**WRITTEN PROBLEM**
Which lines contain the string "matplotlib"? Please list every one of them.

**DATA PROVIDED**
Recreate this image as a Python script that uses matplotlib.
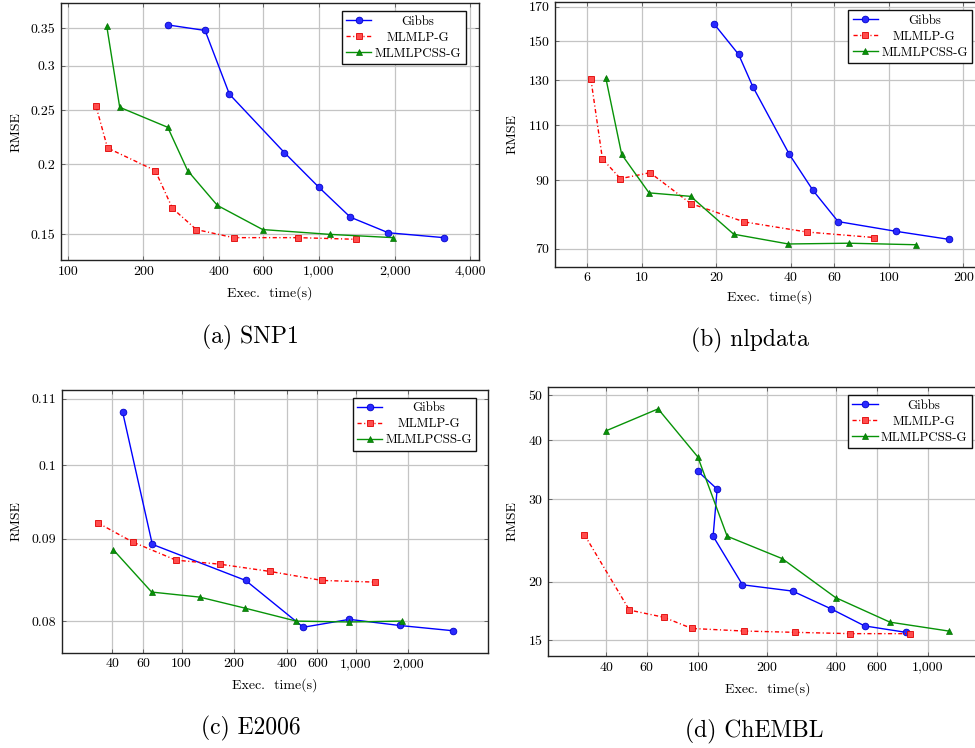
import matplotlib
matplotlib.use('Agg')
import matplotlib.pyplot as plt
from matplotlib.ticker import FixedLocator, FixedFormatter, NullLocator

plt.rcParams['font.family'] = ['cmr10', 'DejaVu Serif']
plt.rcParams['axes.formatter.use_mathtext'] = True
plt.rcParams['mathtext.fontset'] = 'cm'

series_names = ['Gibbs', 'MLMLP-G', 'MLMLPCSS-G']

# (a) SNP1
snp_gibbs_t = [250, 352, 440, 728, 1000, 1333, 1888, 3143]
snp_gibbs_r = [0.355, 0.347, 0.267, 0.210, 0.182, 0.161, 0.151, 0.148]
snp_mlp_t = [129.6, 144, 223, 261, 325, 457, 823, 1408]
snp_mlp_r = [0.254, 0.214, 0.195, 0.167, 0.153, 0.148, 0.148, 0.147]
snp_css_t = [143, 161, 250, 300, 394, 597, 1106, 1977]
snp_css_r = [0.353, 0.253, 0.233, 0.195, 0.169, 0.153, 0.150, 0.148]

# (b) nlpdata
nlp_gibbs_t = [19.6, 24.6, 28.1, 39.5, 49.2, 62.2, 106.4, 175.5]
nlp_gibbs_r = [159.6, 142.8, 126.8, 98.9, 86.7, 77.3, 74.6, 72.4]
nlp_mlp_t = [6.2, 6.91, 8.17, 10.77, 15.74, 25.96, 46.4, 87.2]
nlp_mlp_r = [130.7, 97.3, 90.5, 92.5, 82.6, 77.2, 74.4, 72.9]
nlp_css_t = [7.13, 8.27, 10.67, 15.74, 23.5, 39.1, 68.9, 128.6]
nlp_css_r = [131.0, 98.9, 85.9, 84.8, 73.8, 71.2, 71.4, 71.0]

# (c) E2006
e06_gibbs_t = [45.9, 67.9, 232.9, 498.8, 916, 1780, 3617]
e06_gibbs_r = [0.1079, 0.0893, 0.0848, 0.0793, 0.0802, 0.0795, 0.0789]
e06_mlp_t = [33.0, 52.4, 92.8, 165.2, 321.2, 638, 1279]
e06_mlp_r = [0.0921, 0.0896, 0.0873, 0.0868, 0.0859, 0.0848, 0.0846]
e06_css_t = [40.6, 67.3, 126.8, 230.9, 454.8, 916, 1844]
e06_css_r = [0.0886, 0.0834, 0.0828, 0.0815, 0.0800, 0.0799, 0.0800]

# (d) ChEMBL
chm_gibbs_t = [100, 121.4, 116.6, 156.5, 258.4, 380.7, 531.8, 805]
chm_gibbs_r = [34.4, 31.5, 25.0, 19.7, 19.1, 17.5, 16.1, 15.6]
chm_mlp_t = [32.1, 50.4, 71.1, 94.2, 158.6, 265.3, 460.6, 837.6]
chm_mlp_r = [25.2, 17.4, 16.8, 15.9, 15.7, 15.6, 15.5, 15.5]
chm_css_t = [40, 67.2, 100, 134.2, 232.9, 397.7, 685.5, 1234]
chm_css_r = [41.96, 46.7, 36.9, 25.0, 22.4, 18.5, 16.4, 15.7]

# ticks
a_xticks = [100, 200, 400, 600, 1000, 2000, 4000]
a_xlabels = ['100', '200', '400', '600', '1,000', '2,000', '4,000']
a_yticks = [0.15, 0.2, 0.25, 0.3, 0.35]
a_ylabels = ['0.15', '0.2', '0.25', '0.3', '0.35']
b_xticks = [6, 10, 20, 40, 60, 100, 200]
b_xlabels = ['6', '10', '20', '40', '60', '100', '200']
b_yticks = [70, 90, 110, 130, 150, 170]
b_ylabels = ['70', '90', '110', '130', '150', '170']
c_xticks = [40, 60, 100, 200, 400, 600, 1000, 2000]
c_xlabels = ['40', '60', '100', '200', '400', '600', '1,000', '2,000']
c_yticks = [0.08, 0.09, 0.1, 0.11]
c_ylabels = ['0.08', '0.09', '0.1', '0.11']
d_xticks = [40, 60, 100, 200, 400, 600, 1000]
d_xlabels = ['40', '60', '100', '200', '400', '600', '1,000']
d_yticks = [15, 20, 30, 40, 50]
d_ylabels = ['15', '20', '30', '40', '50']

captions = ['(a) SNP1', '(b) nlpdata', '(c) E2006', '(d) ChEMBL']

W, H = 975, 748
fig = plt.figure(figsize=(W / 100, H / 100), dpi=100)


def px_axes(L, R, T, B):
    return fig.add_axes([L / W, 1 - B / H, (R - L) / W, (B - T) / H])


BLUE = '#0000ff'
RED = '#ff0000'
GREEN = '#079307'


def draw(ax, data, xlim, ylim, xt, xl, yt, yl, anchor):
    (gt, gr), (mt, mr), (ct, cr) = data
    ax.plot(gt, gr, color=BLUE, lw=1.0, marker='o', ms=4.8,
            mfc='#2a2aff', mec='#0000cc', mew=0.6, label=series_names[0], zorder=3)
    ax.plot(mt, mr, color=RED, lw=1.0, ls=(0, (3, 1.8, 0.8, 1.8)), marker='s', ms=4.4,
            mfc='#ff4d4d', mec='#e00000', mew=0.6, label=series_names[1], zorder=3)
    ax.plot(ct, cr, color=GREEN, lw=1.0, marker='^', ms=5.0,
            mfc=GREEN, mec='#057005', mew=0.5, label=series_names[2], zorder=3)
    ax.set_xscale('log')
    ax.set_yscale('log')
    ax.set_xlim(*xlim)
    ax.set_ylim(*ylim)
    ax.xaxis.set_major_locator(FixedLocator(xt))
    ax.xaxis.set_major_formatter(FixedFormatter(xl))
    ax.yaxis.set_major_locator(FixedLocator(yt))
    ax.yaxis.set_major_formatter(FixedFormatter(yl))
    ax.xaxis.set_minor_locator(NullLocator())
    ax.yaxis.set_minor_locator(NullLocator())
    ax.grid(True, which='major', color='#c4c4c4', lw=0.9)
    ax.set_axisbelow(True)
    ax.tick_params(which='major', direction='in', length=3, width=0.6, color='#555555',
                   labelsize=10, pad=4, top=True, right=True, labeltop=False, labelright=False)
    for s in ax.spines.values():
        s.set_linewidth(1.0)
        s.set_color('#222222')
    leg = ax.legend(loc='upper right', bbox_to_anchor=anchor, borderaxespad=0,
                    frameon=True, fancybox=False, edgecolor='#111111', framealpha=1,
                    fontsize=9.3, handlelength=1.95, handletextpad=0.25, borderpad=0.35,
                    labelspacing=0.3)
    leg.get_frame().set_linewidth(1.0)
    return leg


axa = px_axes(61, 479, 3.3, 260)
axb = px_axes(555, 985, 1.7, 266.7)
axc = px_axes(62, 488, 390, 652.7)
axd = px_axes(548, 985, 386.7, 656)

legs = []
legs.append(draw(axa, [(snp_gibbs_t, snp_gibbs_r), (snp_mlp_t, snp_mlp_r), (snp_css_t, snp_css_r)],
                 (94, 4335), (0.135, 0.388), a_xticks, a_xlabels, a_yticks, a_ylabels, (0.968, 0.969)))
legs.append(draw(axb, [(nlp_gibbs_t, nlp_gibbs_r), (nlp_mlp_t, nlp_mlp_r), (nlp_css_t, nlp_css_r)],
                 (4.44, 244.7), (65.5, 173.3), b_xticks, b_xlabels, b_yticks, b_ylabels, (0.970, 0.969)))
legs.append(draw(axc, [(e06_gibbs_t, e06_gibbs_r), (e06_mlp_t, e06_mlp_r), (e06_css_t, e06_css_r)],
                 (20.6, 5717), (0.07646, 0.1114), c_xticks, c_xlabels, c_yticks, c_ylabels, (0.973, 0.971)))
legs.append(draw(axd, [(chm_gibbs_t, chm_gibbs_r), (chm_mlp_t, chm_mlp_r), (chm_css_t, chm_css_r)],
                 (22.3, 1777), (13.89, 52.07), d_xticks, d_xlabels, d_yticks, d_ylabels, (0.970, 0.969)))


def ftext(x, y, s, **kw):
    fig.text(x / W, 1 - y / H, s, ha='center', va='center', **kw)


# axis labels
for (rx, ry), (ex, ey) in [((17, 132), (270, 293)), ((513, 134), (770, 297)),
                           ((17, 521), (275, 685)), ((513, 521), (768, 689))]:
    ftext(rx, ry, 'RMSE', rotation=90, fontsize=10)
    ftext(ex, ey, 'Exec.  time(s)', fontsize=10)

# captions
for (cx, cy), cap in zip([(250, 337), (750, 340), (251, 728), (754, 731)], captions):
    ftext(cx, cy, cap, fontsize=17)

# center legend texts (pgfplots style)
fig.canvas.draw()
r = fig.canvas.get_renderer()
inv = fig.transFigure.inverted()
for leg in legs:
    texts = leg.get_texts()
    exts = [t.get_window_extent(r) for t in texts]
    x0 = min(e.x0 for e in exts)
    x1 = max(e.x1 for e in exts)
    cx = (x0 + x1) / 2
    for t, e in zip(texts, exts):
        cy = (e.y0 + e.y1) / 2
        fx, fy = inv.transform((cx, cy))
        fig.text(fx, fy, t.get_text(), ha='center', va='center', fontsize=9.3, zorder=10)
        t.set_visible(False)

fig.savefig('out.png', dpi=100)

**COMPLETE RESPONSE**
Recreate this image as a Python script that uses matplotlib.
import matplotlib
matplotlib.use('Agg')
import matplotlib.pyplot as plt
from matplotlib.ticker import FixedLocator, FixedFormatter, NullLocator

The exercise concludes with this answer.